Vers le milieu des années 1860, les gouvernements et les populations laïques avaient perdu le contact avec les travaux et les objectifs des savants et des techniciens. Vers 1880, ils n’étaient plus au courant de ce qui se passait dans les réserves [laboratoires de l’Inpatco]. Le XXe siècle était déjà bien entamé qu’on sous-estimait encore largement les progrès réalisés par l’Inpatco dans les domaines scientifique et technique. Les réserves furent fermées au public. Les publications spécialisées de l’Inpatco étaient protégées et interdites de vente dans les librairies coopératives. De toutes façons, le citoyen socialiste profane n’aurait pu les comprendre.
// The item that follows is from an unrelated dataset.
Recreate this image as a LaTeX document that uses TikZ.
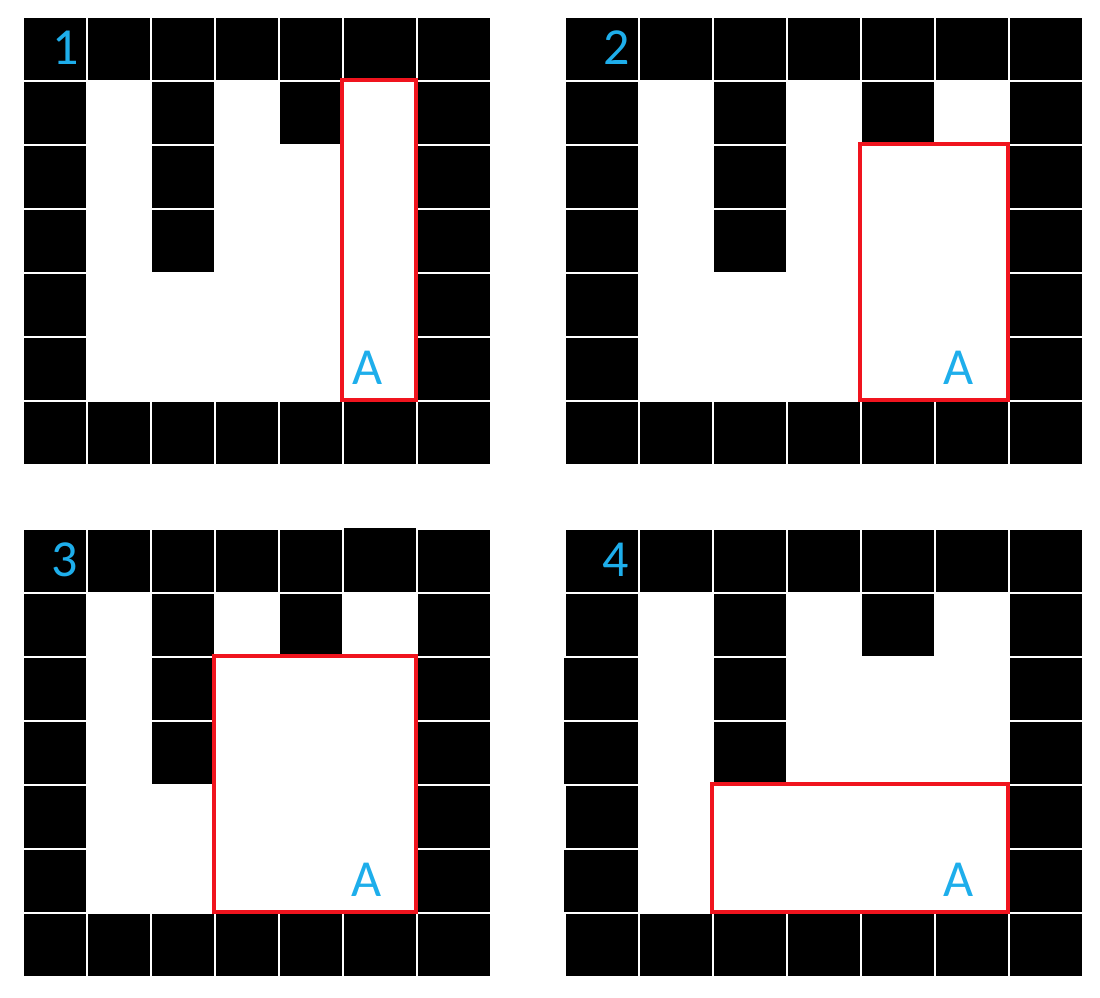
\documentclass[tikz,border=0pt]{standalone}
\usepackage{fontspec}
\setmainfont{Carlito}
\definecolor{mazeblue}{RGB}{30,174,235}
\definecolor{mazered}{RGB}{240,20,30}
\tikzset{
  lbl/.style={text=mazeblue, font=\fontsize{52}{60}\selectfont, inner sep=0pt, anchor=base},
  redbox/.style={draw=mazered, line width=3.7pt},
  wall/.style={fill=black}
}
\def\blackcells{0/0,1/0,2/0,3/0,4/0,5/0,6/0,0/1,2/1,4/1,6/1,0/2,2/2,6/2,0/3,2/3,6/3,0/4,6/4,0/5,6/5,0/6,1/6,2/6,3/6,4/6,5/6,6/6}
\newcommand\drawmaze[4]{%
  \foreach \c/\r in \blackcells {%
    \pgfmathsetmacro\xa{{#1}[\c]}%
    \pgfmathsetmacro\xb{{#2}[\c]}%
    \pgfmathsetmacro\ya{{#3}[\r]}%
    \pgfmathsetmacro\yb{{#4}[\r]}%
    \fill[wall] (\xa,\ya) rectangle (\xb,\yb);
  }}
\begin{document}
\begin{tikzpicture}[x=1pt,y=-1pt]
\useasboundingbox (0,0) rectangle (1100,998);
\fill[white] (0,0) rectangle (1100,998);
% grid 1
\drawmaze{24,88,152,216,280,344,418}{86,150,214,278,342,416,490}{18,82,146,210,274,338,402}{80,144,208,272,336,400,464}
% grid 2
\drawmaze{566,640,714,788,862,936,1010}{638,712,786,860,934,1008,1082}{18,82,146,210,274,338,402}{80,144,208,272,336,400,464}
% grid 3
\drawmaze{24,88,152,216,280,344,418}{86,150,214,278,342,416,490}{530,594,658,722,786,850,914}{592,656,720,784,848,912,976}
\fill[wall] (344,528) rectangle (416,532);
% grid 4
\drawmaze{566,640,714,788,862,936,1010}{638,712,786,860,934,1008,1082}{530,594,658,722,786,850,914}{592,656,720,784,848,912,976}
\fill[wall] (564,658) rectangle (568,720);
\fill[wall] (564,722) rectangle (568,784);
\fill[wall] (564,850) rectangle (568,912);
% red frames
\draw[redbox] (342,80) rectangle (416,400);
\draw[redbox] (860,144) rectangle (1008,400);
\draw[redbox] (214,656) rectangle (416,912);
\draw[redbox] (712,784) rectangle (1008,912);
% labels
\node[lbl] (n1) at (65.5,64) {1};
\node[lbl] (n2) at (617,64) {2};
\node[lbl] (n3) at (65,576.5) {3};
\node[lbl] (n4) at (616,576.5) {4};
\node[lbl] (a1) at (367.5,384) {A};
\node[lbl] (a2) at (959,384) {A};
\node[lbl] (a3) at (367,896.5) {A};
\node[lbl] (a4) at (959,896.5) {A};
\end{tikzpicture}
\end{document}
À défaut, les peuples d’Europe et d’Amérique s’ennuient et se droguent à l’opium, distribué légalement : à eux les paysages exotiques et érotiques, bien qu’illusoires et destructeurs de cellules grises, de l’empire du pavot…

Alors que chez Pierre Boulle le gouvernement scientifique produisait une humanité vautrée dans le confort, chez Roy Lewis ce luxe est inaccessible et seule la griserie de la drogue permet d’échapper à un morne quotidien. Deux extrêmes donc, mais un point commun à vingt ans d’écart : ces deux contes servent surtout à illustrer le côté dérisoire de nos aspirations modernes, et l’impossibilité pour notre société de devenir aussi savante que ses savants.

Ce point de vue est intéressant, et bien traité dans les deux cas. Mais ce qui m’étonne, c’est que ces auteurs interrogent nullement les motivations des savants, lesquels ne font que ce que les gouvernements leur demande. Je fais l’hypothèse qu’aujourd’hui, avec l’essor de la sociologie des sciences, la littérature s’intéressera de plus en plus à ce qui meut les savants collectivement et individuellement. C’est le cas de quelques (grands) romans que j’ai lu récemment et que je vous recommande : Intuition d’Allegra Goodman (2006), thriller psychologique sur une suspicion de fraude dans un laboratoire de biologie ; Des éclairs de Jean Echenoz (2010), biographie romancé de Nikola Tesla ; et Solaire de Ian McEwan (2010), roman cynique sur un prix Nobel de physique en prise avec sa vie et sa carrière.

N.B. : La partie sur Les Jeux de l’esprit est tirée de mon article “Retour sur le colloque Pari d’avenir : pourquoi changer les pratiques de la culture scientifique ?” (août 2008).